Fast phylogeny reconstruction through learning of ancestral sequences

Given natural limitations on the length DNA sequences, designing phylogenetic reconstruction methods which are reliable under limited information is a crucial endeavor. There have been two approaches to this problem: reconstructing partial but reliable information about the tree (\cite{Mo07, DMR08,DHJ06,GMS08}), and reaching "deeper" in the tree through reconstruction of ancestral sequences. In the latter category, \cite{DMR06} settled an important conjecture of M.Steel, showing that, under the CFN model of evolution, all trees on $n$ leaves with edge lengths bounded by the Ising model phase transition can be recovered with high probability from genomes of length $O(\log n)$ with a polynomial time algorithm.

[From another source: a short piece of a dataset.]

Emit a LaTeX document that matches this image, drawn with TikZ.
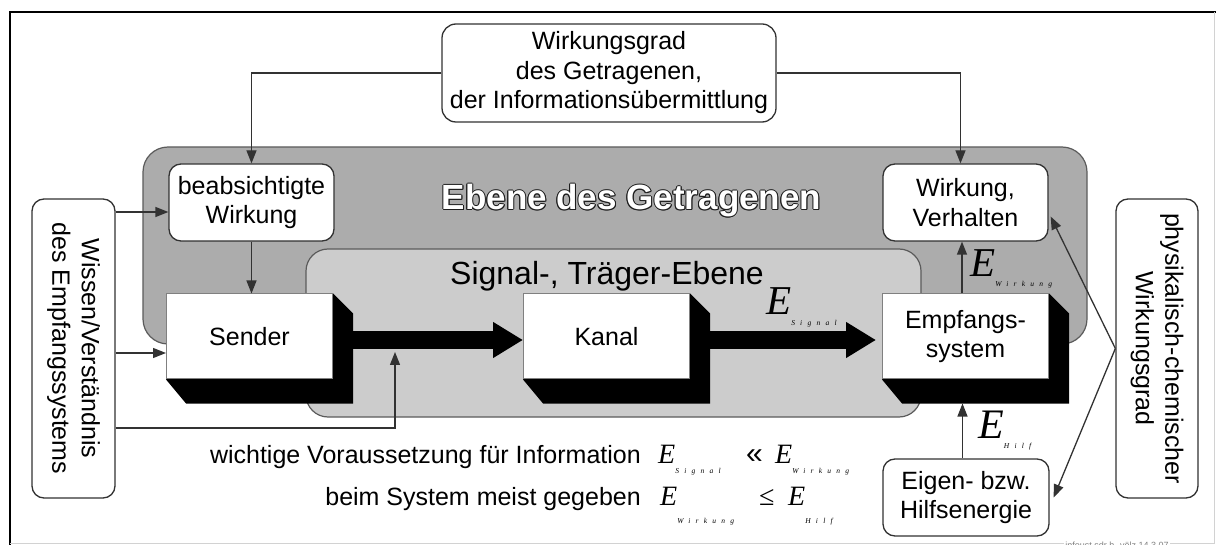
\documentclass[tikz,border=0pt]{standalone}
\usepackage{fontspec}
\setmainfont{Liberation Sans}
\newfontfamily\subsp[LetterSpace=70]{Liberation Serif}
\newfontfamily\eserif{Liberation Serif}
\usetikzlibrary{arrows.meta,calc}
\definecolor{pdark}{RGB}{172,172,172}
\definecolor{plight}{RGB}{204,204,204}
\definecolor{edge}{RGB}{50,50,50}
\definecolor{outl}{RGB}{30,30,30}
\pgfdeclarelayer{bg}
\pgfdeclarelayer{mid}
\pgfsetlayers{bg,mid,main}

\newcommand\fsz{\fontsize{25}{29.5}\selectfont}
% energy symbol with a small, widely tracked index set below it
\newcommand\Esub[3]{{\eserif\itshape\fontsize{#1}{#1}\selectfont E\/}\raisebox{-#2}{\subsp\itshape\fontsize{7.5}{8}\selectfont #3}}
% white lettering with a thin dark outline
\newcommand\hollow[1]{\leavevmode
  \foreach \dx/\dy in {1/0,-1/0,0/1,0/-1,0.7/0.7,0.7/-0.7,-0.7/0.7,-0.7/-0.7}{%
    \rlap{\kern\dx pt\raisebox{\dy pt}{\textcolor{outl}{#1}}}}%
  \textcolor{white}{#1}}

\begin{document}
\begin{tikzpicture}[x=1pt,y=-1pt,
  rbox/.style={draw=edge, line width=1.3pt, fill=white, rounded corners=12pt,
    align=center, font=\fsz, inner sep=0pt},
  face/.style={draw=gray, line width=1pt, fill=white, align=center, font=\fsz,
    inner sep=0pt, minimum width=166pt, minimum height=85pt},
  conn/.style={draw=edge, line width=1.3pt, -{Triangle[length=13pt,width=10pt]}},
  bigarrow/.style={draw=black, line width=18pt, -{Triangle[length=30pt,width=34pt]}},
  panel/.style={draw=edge!80, line width=1.2pt, inner sep=0pt},
  elab/.style={inner sep=0pt, anchor=base west},
  txt/.style={font=\fsz, inner sep=0pt}
]
\useasboundingbox (0,0) rectangle (1216,545);

% outer frame
\draw[line width=1.5pt] (10,545) -- (10,12) -- (1216,12);
\draw[gray!35, line width=1pt] (1214,12) -- (1214,543) -- (10,543);

% the two levels
\begin{pgfonlayer}{bg}
  \node[panel, fill=pdark, rounded corners=25pt, minimum width=944pt, minimum height=197pt] (ebene) at (615,245.5) {};
  \node[panel, fill=plight, rounded corners=22pt, minimum width=615pt, minimum height=168pt] (traeger) at (613.5,333) {};
  \node[inner sep=0pt, anchor=base, font=\fontsize{35}{40}\selectfont\bfseries] (ebtitle) at (631.5,210) {\hollow{Ebene des Getragenen}};
  \node[inner sep=0pt, anchor=base, font=\fontsize{32}{36}\selectfont] (trtitle) at (607,285) {Signal-, Träger-Ebene};
\end{pgfonlayer}

% blocks
\node[face] (sender) at (249.5,336.5) {Sender};
\node[face] (kanal) at (606.5,336.5) {Kanal};
\node[face] (empf) at (965.5,336.5) {Empfangs-\\system};

\node[rbox, rounded corners=14pt, minimum width=334pt, minimum height=98pt] (top) at (609,73)
  {Wirkungsgrad\\des Getragenen,\\der Informationsübermittlung};
\node[rbox, minimum width=165pt, minimum height=77pt] (beab) at (251.5,202.5) {beabsichtigte\\Wirkung};
\node[rbox, minimum width=165pt, minimum height=77pt] (wirk) at (965.5,202.5) {Wirkung,\\Verhalten};
\node[rbox, minimum width=166pt, minimum height=77pt] (eigen) at (966,497.5) {Eigen- bzw.\\Hilfsenergie};
\node[rbox, rotate=-90, minimum width=299pt, minimum height=83pt] (wissen) at (73.5,348.5)
  {Wissen/Verständnis\\des Empfangssystems};
\node[rbox, rotate=-90, minimum width=299pt, minimum height=82pt] (phys) at (1157,348.5)
  {physikalisch-chemischer\\Wirkungsgrad};

% block depth and the signal path
\begin{pgfonlayer}{mid}
  \foreach \b in {sender,kanal,empf}{
    \fill[black] (\b.north east) -- ($(\b.north east)+(20,20)$) -- ($(\b.south east)+(20,24)$)
      -- ($(\b.south west)+(20,24)$) -- (\b.south west) -- cycle;}
  \draw[bigarrow] ([yshift=-3.5pt]sender.east) -- ([yshift=-3.5pt]kanal.west);
  \draw[bigarrow, shorten >=6pt] ([yshift=-3.5pt]kanal.east) -- ([yshift=-3.5pt]empf.west);
\end{pgfonlayer}

% thin connectors
\draw[conn] (top.west) -| (beab.north);
\draw[conn] (top.east) -| ([xshift=-5pt]wirk.north);
\draw[conn] (beab.south) -- (beab.south |- sender.north);
\coordinate (b1) at ($(beab.west)+(0,9.5)$);
\draw[conn] (wissen.north |- b1) -- (b1);
\coordinate (s1) at ($(sender.west)+(0,16.5)$);
\draw[conn] (wissen.north |- s1) -- (s1);
\coordinate (k3) at (395,428);
\coordinate (sig) at (395,352);
\draw[conn] (wissen.north |- k3) -- (k3) -- (sig);
\draw[conn] ([xshift=-3.5pt]empf.north) -- ([xshift=-3.5pt]wirk.south);
\coordinate (eb) at ($(empf.south)+(-3,24)$);
\draw[conn] (eigen.north -| eb) -- (eb);
\draw[conn] (phys.south) -- ([xshift=2pt,yshift=-14pt]wirk.east);
\draw[conn] (phys.south) -- ([xshift=4pt]eigen.east);

% energy labels
\node[elab] (esig) at (766,315) {\Esub{41pt}{11pt}{Signal}};
\node[elab] (ewirk) at (970,277) {\Esub{41pt}{10pt}{Wirkung}};
\node[elab] (ehilf) at (978,438) {\Esub{42pt}{10pt}{Hilf}};

% conditions
\node[txt, anchor=base east] (cond1) at (641,463) {wichtige Voraussetzung für Information};
\node[elab] (e1) at (658,463) {\Esub{28pt}{10pt}{Signal}};
\node[elab, font=\fontsize{30}{30}\selectfont] (ll) at (746,463) {«};
\node[elab] (e2) at (775,463) {\Esub{28pt}{10pt}{Wirkung}};
\node[txt, anchor=base east] (cond2) at (641,505) {beim System meist gegeben};
\node[elab] (e3) at (660,505) {\Esub{28pt}{18pt}{Wirkung}};
\node[elab] (le) at (759,505) {\eserif\fontsize{28}{28}\selectfont ≤};
\node[elab] (e4) at (788,505) {\Esub{28pt}{18pt}{Hilf}};

\node[inner sep=1pt, fill=white, text=gray, font=\fontsize{9}{10}\selectfont, anchor=base] (credit)
  at (1117,548) {infoust.sdr h. völz 14.3.07};
\end{tikzpicture}
\end{document}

Their methods had a running time of $O(n^{10})$. Here we enhance our methods from \cite{DHJ06} with the learning of ancestral sequences and provide an algorithm for reconstructing a sub-forest of the tree which is reliable given available data, without requiring a-priori known bounds on the edge lengths of the tree. Our methods are based on an intuitive minimum spanning tree approach and run in $O(n^3)$ time. For the case of full reconstruction of trees with edges under the phase transition, we maintain the same sequence length requirements as \cite{DMR06}, despite the considerably faster running time.